Background information
- Also known as: Cobalt, CATHG
- Origin: Chicago and Oberlin College
- Genres: Americana, Pop punk, Rock
- Years active: 2003 – 2016
- Past members: Matt Hart (vocals, guitar, bass) Tomlinson Fort (vocals, guitar, bass) Jesse Alexander (drums, vocals, percussion) Mike Roth (bass, guitar, vocals) Larry Bailey (bass, vocals (live) Amanda Raber (saxophone)
- Website: www.cobaltandthehiredguns.com

= Cobalt & the Hired Guns =

Cobalt & the Hired Guns was an Americana-punk pop-rock band based in Chicago. They have been interviewed in The Deli Magazine, where they were named Chicago's Artist(s) of the Month. In May 2009, they were finalists for MetroMix's Rock 'n' Vote competition, but first place went to another local band, I Fight Dragons. Other online reviews include The Brooklyn Paper's video review, and Jersey Beat.

==History==
Matt Hart and Tomlinson Fort are the founding members of CATHG, and members Mike Roth and Jesse Alexander joined soon after the band's inception in 2003 at Oberlin College in Ohio. The band members graduated from Oberlin in 2006, and headed back to Chicago, where Matt and Tomilnson grew up. The band released their first carbon neutral album in 2008, Jump the Fence.

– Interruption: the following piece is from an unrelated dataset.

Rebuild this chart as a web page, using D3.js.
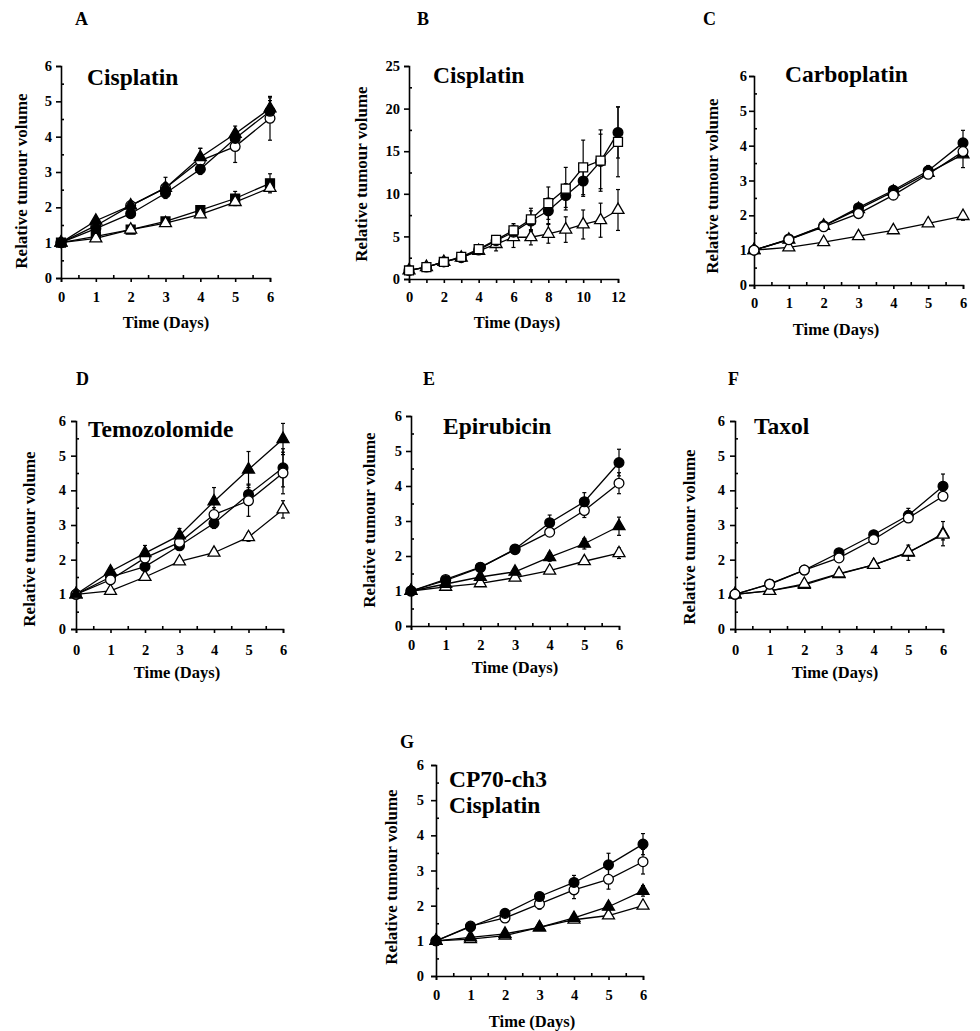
<!DOCTYPE html>
<html lang="en">
<head>
<meta charset="utf-8">
<title>Relative tumour volume</title>
<script src="https://d3js.org/d3.v7.min.js"></script>
<style>
  body { margin: 0; background: #fff; }
  text { font-family: "Liberation Serif", "Times New Roman", serif; font-weight: bold; fill: #000; }
</style>
</head>
<body>
<script>
    // time points
    const days6 = [0, 1, 2, 3, 4, 5, 6];
    const days12 = [0, 1, 2, 3, 4, 5, 6, 7, 8, 9, 10, 11, 12];
    const yTicks6 = [0, 1, 2, 3, 4, 5, 6];
    const yTicks25 = [0, 5, 10, 15, 20, 25];
    const xLabels12 = [0, 2, 4, 6, 8, 10, 12];

    // A - Cisplatin
    const aFilledTri = [1, 1.62, 2.05, 2.55, 3.42, 4.08, 4.8];
    const aFilledTriErr = [0, 0.06, 0.1, 0.15, 0.25, 0.22, 0.3];
    const aFilledCircle = [1, 1.4, 1.82, 2.4, 3.08, 3.95, 4.72];
    const aFilledCircleErr = [0, 0.05, 0.08, 0.1, 0.15, 0.2, 0.3];
    const aOpenCircle = [1, 1.48, 2.05, 2.55, 3.32, 3.72, 4.52];
    const aOpenCircleErr = [0, 0.06, 0.12, 0.3, 0.35, 0.45, 0.62];
    const aFilledSquare = [1, 1.18, 1.37, 1.6, 1.92, 2.25, 2.68];
    const aFilledSquareErr = [0, 0.03, 0.05, 0.05, 0.12, 0.2, 0.27];
    const aOpenTri = [1, 1.12, 1.37, 1.55, 1.8, 2.15, 2.55];
    const aOpenTriErr = [0, 0.03, 0.04, 0.05, 0.06, 0.08, 0.1];

    // B - Cisplatin, 12 days
    const bOpenSquare = [1, 1.4, 2.0, 2.6, 3.5, 4.6, 5.7, 7.0, 8.9, 10.6, 13.1, 13.9, 16.1];
    const bOpenSquareErr = [0, 0.1, 0.15, 0.2, 0.4, 0.5, 0.8, 1.3, 1.9, 2.5, 3.2, 3.6, 4.1];
    const bFilledCircle = [1, 1.4, 2.0, 2.5, 3.4, 4.5, 5.5, 6.8, 8.0, 9.8, 11.5, 13.8, 17.2];
    const bFilledCircleErr = [0, 0.1, 0.15, 0.2, 0.3, 0.5, 0.8, 1.2, 1.5, 1.4, 1.8, 3.2, 3.0];
    const bOpenTri = [1, 1.4, 2.0, 2.5, 3.3, 4.1, 4.9, 4.9, 5.3, 5.8, 6.4, 6.9, 8.1];
    const bOpenTriErr = [0, 0.1, 0.15, 0.2, 0.3, 0.8, 1.2, 0.9, 1.1, 1.5, 1.7, 2.0, 2.4];

    // C - Carboplatin
    const cFilledCircle = [1, 1.32, 1.7, 2.22, 2.72, 3.28, 4.08];
    const cFilledCircleErr = [0, 0.04, 0.05, 0.06, 0.08, 0.15, 0.36];
    const cFilledTri = [1, 1.3, 1.7, 2.18, 2.68, 3.22, 3.75];
    const cFilledTriErr = [0, 0.04, 0.05, 0.05, 0.08, 0.15, 0.38];
    const cOpenCircle = [1, 1.3, 1.67, 2.05, 2.58, 3.18, 3.83];
    const cOpenCircleErr = [0, 0.03, 0.05, 0.06, 0.07, 0.1, 0.12];
    const cOpenTri = [1, 1.08, 1.23, 1.4, 1.57, 1.77, 1.98];
    const cOpenTriErr = [0, 0.02, 0.03, 0.04, 0.05, 0.06, 0.12];

    // D - Temozolomide
    const dFilledTri = [1, 1.66, 2.19, 2.7, 3.68, 4.6, 5.48];
    const dFilledTriErr = [0, 0.1, 0.22, 0.2, 0.4, 0.52, 0.45];
    const dFilledCircle = [1, 1.5, 1.8, 2.4, 3.05, 3.88, 4.65];
    const dFilledCircleErr = [0, 0.08, 0.08, 0.12, 0.15, 0.3, 0.55];
    const dOpenCircle = [1, 1.42, 2.05, 2.5, 3.3, 3.7, 4.5];
    const dOpenCircleErr = [0, 0.07, 0.15, 0.18, 0.2, 0.45, 0.6];
    const dOpenTri = [1, 1.1, 1.5, 1.95, 2.2, 2.65, 3.45];
    const dOpenTriErr = [0, 0.03, 0.05, 0.06, 0.06, 0.12, 0.25];

    // E - Epirubicin
    const eFilledCircle = [1, 1.3, 1.67, 2.2, 2.95, 3.55, 4.67];
    const eFilledCircleErr = [0, 0.04, 0.05, 0.06, 0.22, 0.26, 0.38];
    const eOpenCircle = [1, 1.33, 1.68, 2.18, 2.68, 3.3, 4.08];
    const eOpenCircleErr = [0, 0.04, 0.05, 0.06, 0.07, 0.2, 0.3];
    const eFilledTri = [1, 1.2, 1.4, 1.55, 1.97, 2.35, 2.85];
    const eFilledTriErr = [0, 0.03, 0.04, 0.05, 0.12, 0.15, 0.26];
    const eOpenTri = [1, 1.12, 1.22, 1.38, 1.58, 1.85, 2.08];
    const eOpenTriErr = [0, 0.02, 0.03, 0.04, 0.05, 0.08, 0.15];

    // F - Taxol
    const fFilledCircle = [1, 1.3, 1.7, 2.2, 2.72, 3.28, 4.12];
    const fFilledCircleErr = [0, 0.04, 0.05, 0.06, 0.08, 0.2, 0.35];
    const fOpenCircle = [1, 1.29, 1.7, 2.05, 2.58, 3.2, 3.83];
    const fOpenCircleErr = [0, 0.03, 0.04, 0.05, 0.07, 0.1, 0.12];
    const fFilledTri = [1, 1.1, 1.27, 1.58, 1.85, 2.2, 2.75];
    const fFilledTriErr = [0, 0.03, 0.04, 0.05, 0.1, 0.22, 0.35];
    const fOpenTri = [1, 1.1, 1.3, 1.6, 1.85, 2.22, 2.72];
    const fOpenTriErr = [0, 0.02, 0.03, 0.04, 0.05, 0.08, 0.15];

    // G - CP70-ch3 Cisplatin
    const gFilledCircle = [1, 1.4, 1.78, 2.26, 2.66, 3.16, 3.75];
    const gFilledCircleErr = [0, 0.05, 0.06, 0.12, 0.2, 0.33, 0.3];
    const gOpenCircle = [1, 1.42, 1.65, 2.05, 2.45, 2.75, 3.25];
    const gOpenCircleErr = [0, 0.1, 0.06, 0.15, 0.25, 0.28, 0.35];
    const gFilledTri = [1, 1.1, 1.2, 1.38, 1.65, 1.97, 2.42];
    const gFilledTriErr = [0, 0.03, 0.04, 0.05, 0.06, 0.1, 0.15];
    const gOpenTri = [1, 1.05, 1.15, 1.38, 1.6, 1.72, 2.0];
    const gOpenTriErr = [0, 0.02, 0.03, 0.04, 0.05, 0.06, 0.06];

    const ser = (shape, filled, values, err) => ({shape, filled, values, err});

    // panel layout (pixel positions on the page)
    const panels = [
        {letter: 'A', title: ['Cisplatin'], days: days6, yMax: 6, yTicks: yTicks6, xLabels: days6,
         ax: 61, ax1: 270, top: 66, bottom: 278, lx: 75, ly: 25, tx: 87, ty: 85,
         ylx: 27, yly: 181, xlx: 166, xly: 328, yPad: 9, xBase: 24,
         series: [ser('square', true, aFilledSquare, aFilledSquareErr), ser('triangle', false, aOpenTri, aOpenTriErr),
                  ser('circle', false, aOpenCircle, aOpenCircleErr), ser('circle', true, aFilledCircle, aFilledCircleErr),
                  ser('triangle', true, aFilledTri, aFilledTriErr)]},
        {letter: 'B', title: ['Cisplatin'], days: days12, yMax: 25, yTicks: yTicks25, xLabels: xLabels12,
         ax: 409, ax1: 618, top: 66, bottom: 279, lx: 417, ly: 25, tx: 433, ty: 83,
         ylx: 367, yly: 174, xlx: 517, xly: 328, yPad: 9, xBase: 23,
         series: [ser('triangle', false, bOpenTri, bOpenTriErr), ser('circle', true, bFilledCircle, bFilledCircleErr),
                  ser('square', false, bOpenSquare, bOpenSquareErr)]},
        {letter: 'C', title: ['Carboplatin'], days: days6, yMax: 6, yTicks: yTicks6, xLabels: days6,
         ax: 754, ax1: 963, top: 76, bottom: 285, lx: 703, ly: 25, tx: 785, ty: 82,
         ylx: 718, yly: 186, xlx: 836, xly: 335, yPad: 7, xBase: 23,
         series: [ser('triangle', false, cOpenTri, cOpenTriErr), ser('triangle', true, cFilledTri, cFilledTriErr),
                  ser('circle', true, cFilledCircle, cFilledCircleErr), ser('circle', false, cOpenCircle, cOpenCircleErr)]},
        {letter: 'D', title: ['Temozolomide'], days: days6, yMax: 6, yTicks: yTicks6, xLabels: days6,
         ax: 76, ax1: 283, top: 421, bottom: 629, lx: 76, ly: 385, tx: 88, ty: 437,
         ylx: 35, yly: 539, xlx: 177, xly: 678, yPad: 10, xBase: 26,
         series: [ser('triangle', false, dOpenTri, dOpenTriErr), ser('circle', true, dFilledCircle, dFilledCircleErr),
                  ser('circle', false, dOpenCircle, dOpenCircleErr), ser('triangle', true, dFilledTri, dFilledTriErr)]},
        {letter: 'E', title: ['Epirubicin'], days: days6, yMax: 6, yTicks: yTicks6, xLabels: days6,
         ax: 411, ax1: 619, top: 416, bottom: 626, lx: 423, ly: 385, tx: 443, ty: 434,
         ylx: 375, yly: 520, xlx: 515, xly: 673, yPad: 9, xBase: 24,
         series: [ser('triangle', false, eOpenTri, eOpenTriErr), ser('triangle', true, eFilledTri, eFilledTriErr),
                  ser('circle', false, eOpenCircle, eOpenCircleErr), ser('circle', true, eFilledCircle, eFilledCircleErr)]},
        {letter: 'F', title: ['Taxol'], days: days6, yMax: 6, yTicks: yTicks6, xLabels: days6,
         ax: 735, ax1: 943, top: 421, bottom: 629, lx: 728, ly: 385, tx: 754, ty: 434,
         ylx: 695, yly: 537, xlx: 835, xly: 678, yPad: 10, xBase: 26,
         series: [ser('triangle', true, fFilledTri, fFilledTriErr), ser('triangle', false, fOpenTri, fOpenTriErr),
                  ser('circle', true, fFilledCircle, fFilledCircleErr), ser('circle', false, fOpenCircle, fOpenCircleErr)]},
        {letter: 'G', title: ['CP70-ch3', 'Cisplatin'], days: days6, yMax: 6, yTicks: yTicks6, xLabels: days6,
         ax: 436, ax1: 643, top: 765, bottom: 976, lx: 400, ly: 748, tx: 449, ty: 787,
         ylx: 397, yly: 877, xlx: 532, xly: 1027, yPad: 12, xBase: 24,
         series: [ser('triangle', false, gOpenTri, gOpenTriErr), ser('triangle', true, gFilledTri, gFilledTriErr),
                  ser('circle', false, gOpenCircle, gOpenCircleErr), ser('circle', true, gFilledCircle, gFilledCircleErr)]}
    ];

    const svg = d3.select('body').append('svg').attr('width', 980).attr('height', 1031);

    const symbolFor = {circle: d3.symbolCircle, triangle: d3.symbolTriangle, square: d3.symbolSquare};
    const sizeFor = {circle: 75, triangle: 62, square: 80};

    panels.forEach(p => {
        const xMax = p.days[p.days.length - 1];
        const x = d3.scaleLinear().domain([0, xMax]).range([p.ax, p.ax1]);
        const y = d3.scaleLinear().domain([0, p.yMax]).range([p.bottom, p.top]);
        const g = svg.append('g');

        // axes
        const xAxis = g.append('g').attr('transform', `translate(0,${p.bottom})`)
            .call(d3.axisBottom(x).tickValues(p.days).tickSizeOuter(0).tickSize(4)
                .tickFormat(d => p.xLabels.includes(d) ? d : ''));
        xAxis.selectAll('text').attr('y', p.xBase).attr('dy', 0).style('font-size', '14.5px');

        const yAxis = g.append('g').attr('transform', `translate(${p.ax},0)`)
            .call(d3.axisLeft(y).tickValues(p.yTicks).tickFormat(d3.format('d'))
                .tickSizeOuter(0).tickSize(5).tickPadding(p.yPad - 5));
        yAxis.selectAll('text').style('font-size', '14.5px');

        // minor ticks
        const step = p.yTicks[1] - p.yTicks[0];
        const yMinor = d3.range(step / 2, p.yMax, step);
        g.append('g').attr('transform', `translate(${p.ax},0)`)
            .call(d3.axisRight(y).tickValues(yMinor).tickSize(3).tickFormat('').tickSizeOuter(0))
            .select('.domain').remove();
        if (xMax === 6) {
            g.append('g').attr('transform', `translate(0,${p.bottom})`)
                .call(d3.axisTop(x).tickValues(d3.range(0.5, xMax, 1)).tickSize(3).tickFormat('').tickSizeOuter(0))
                .select('.domain').remove();
        }
        g.selectAll('.domain, .tick line').attr('stroke', '#000').attr('stroke-width', 1.6);

        // labels
        g.append('text').attr('x', p.lx).attr('y', p.ly).style('font-size', '18px').text(p.letter);
        p.title.forEach((t, i) => {
            g.append('text').attr('x', p.tx).attr('y', p.ty + i * 26).style('font-size', '23.5px').text(t);
        });
        g.append('text').attr('transform', `translate(${p.ylx},${p.yly}) rotate(-90)`)
            .attr('text-anchor', 'middle').style('font-size', '17px').text('Relative tumour volume');
        g.append('text').attr('x', p.xlx).attr('y', p.xly)
            .attr('text-anchor', 'middle').style('font-size', '16.5px').text('Time (Days)');

        // error bars
        p.series.forEach(s => {
            const eb = g.append('g').attr('stroke', '#000').attr('stroke-width', 1.2);
            p.days.forEach((d, i) => {
                const e = s.err[i];
                if (!e) return;
                const cx = x(d), y0 = y(s.values[i] - e), y1 = y(s.values[i] + e);
                eb.append('line').attr('x1', cx).attr('x2', cx).attr('y1', y0).attr('y2', y1);
                eb.append('line').attr('x1', cx - 2).attr('x2', cx + 2).attr('y1', y0).attr('y2', y0);
                eb.append('line').attr('x1', cx - 2).attr('x2', cx + 2).attr('y1', y1).attr('y2', y1);
            });
        });

        // lines
        const line = d3.line().x((d, i) => x(p.days[i])).y(d => y(d));
        p.series.forEach(s => {
            g.append('path').attr('d', line(s.values))
                .attr('fill', 'none').attr('stroke', '#000').attr('stroke-width', 1.3);
        });

        // markers
        p.series.forEach(s => {
            const sym = d3.symbol().type(symbolFor[s.shape]).size(sizeFor[s.shape]);
            g.append('g').selectAll('path').data(s.values).join('path')
                .attr('d', sym)
                .attr('transform', (d, i) => `translate(${x(p.days[i])},${y(d)})`)
                .attr('fill', s.filled ? '#000' : '#fff')
                .attr('stroke', '#000').attr('stroke-width', 1.3);
        });
    });
</script>
</body>
</html>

On April 18, 2010, the band announced on their blog Matt Hart’s departure, though he would return for certain songs on their upcoming album and certain live appearances. The same blog post introduced Amanda Raber as a new member.

In January 2012, the band created a Kickstarter campaign to help fund the recording of their newest album, Everybody Wins, which raised $8,000. Fans that donated money to the campaign chose from prize options such as receiving mix CDs, having the band play a show in the fan's hometown, and becoming an "Honorary Hired Gun" and being named on the album. Everybody Wins! was released June 12, 2012.

The band’s final live performance occurred on May 25, 2016, at Lincoln Hall in Chicago, Illinois, appearing alongside Otter Finn supporting headliner act In Threes.

A post on the band’s Facebook page on November 12, 2023, confirmed their status as disbanded.

==Discography==
- Jump the Fence, 2008
- The Double Single, 2009
- Everybody Wins!, June 2012

==Chicago Roots Collective==
CATHG is a founding member of the Chicago Roots Collective, a consortium of 10 local Chicago bands working together to promote each other's music. The idea to form the collective came about in the fall of 2008 at the Chicago Bluegrass and Blues Festival.